Unlocking the Power of Critical Factors for 3D Visual Geometry Estimation
Abstract
Recent advancements in feed-forward architectures for visual geometry estimation have achieved significant progress. Interestingly, per-frame visual geometry estimation approaches typically exhibit weaker multi-frame consistency but demonstrate superior per-frame accuracy compared to multi-frame algorithms. This observation motivates our systematic investigation into the critical factors driving model performance through rigorous ablation studies, which reveals three key insights: 1) Scaling up data diversity and quality unlocks further performance gains even in state-of-the-art visual geometry estimation methods; 2) Commonly adopted confidence-aware loss and gradient-based loss mechanisms may unintentionally hinder performance; 3) Joint supervision through both per-sequence and per-frame alignment improves results, while local region alignment surprisingly degrades performance. Furthermore, we introduce two enhancements to integrate the advantages of optimization-based methods and high-resolution inputs: a consistency loss function that enforces alignment between depth maps, camera parameters, and point maps, and an efficient architectural design that enables high-resolution geometry estimation.
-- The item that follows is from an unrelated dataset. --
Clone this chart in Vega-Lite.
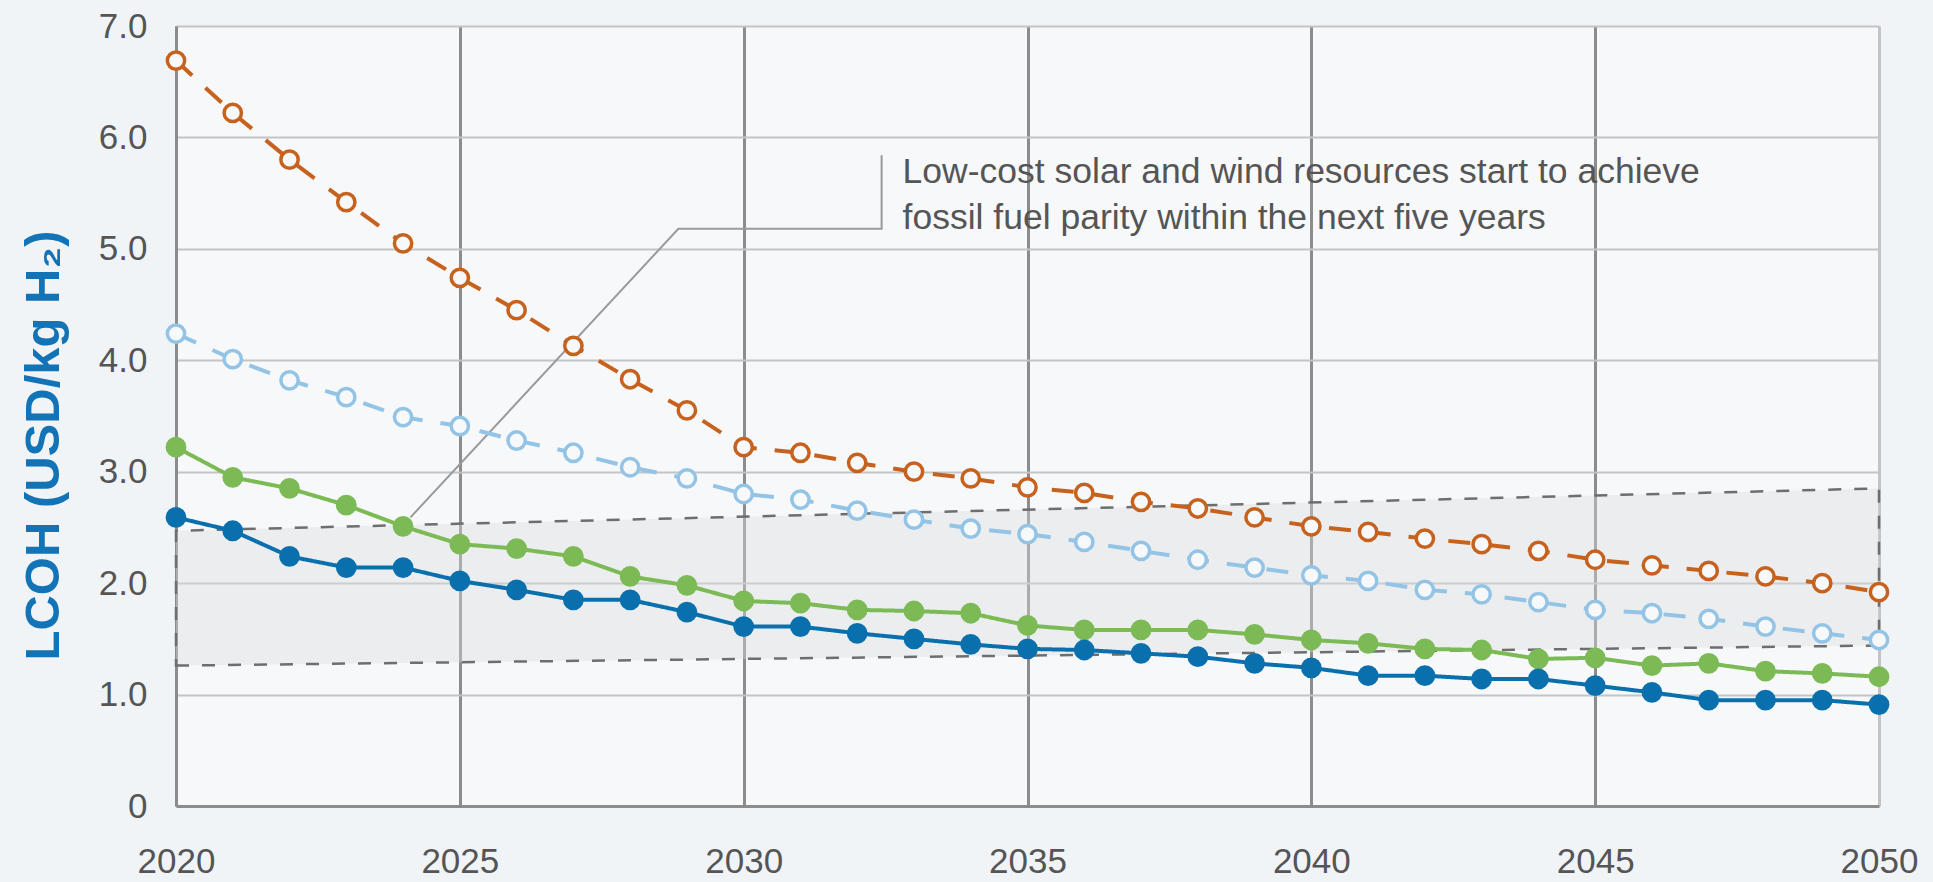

These contributions are integrated into CFG, a model that simultaneously generates precise and coherent geometric representations from diverse input perspectives at high resolutions. Comprehensive testing across multiple benchmarks for point cloud reconstruction, video depth estimation, and camera pose/intrinsic parameter estimation confirms CFG's superior performance, establishing it as a state-of-the-art solution for visual geometry tasks.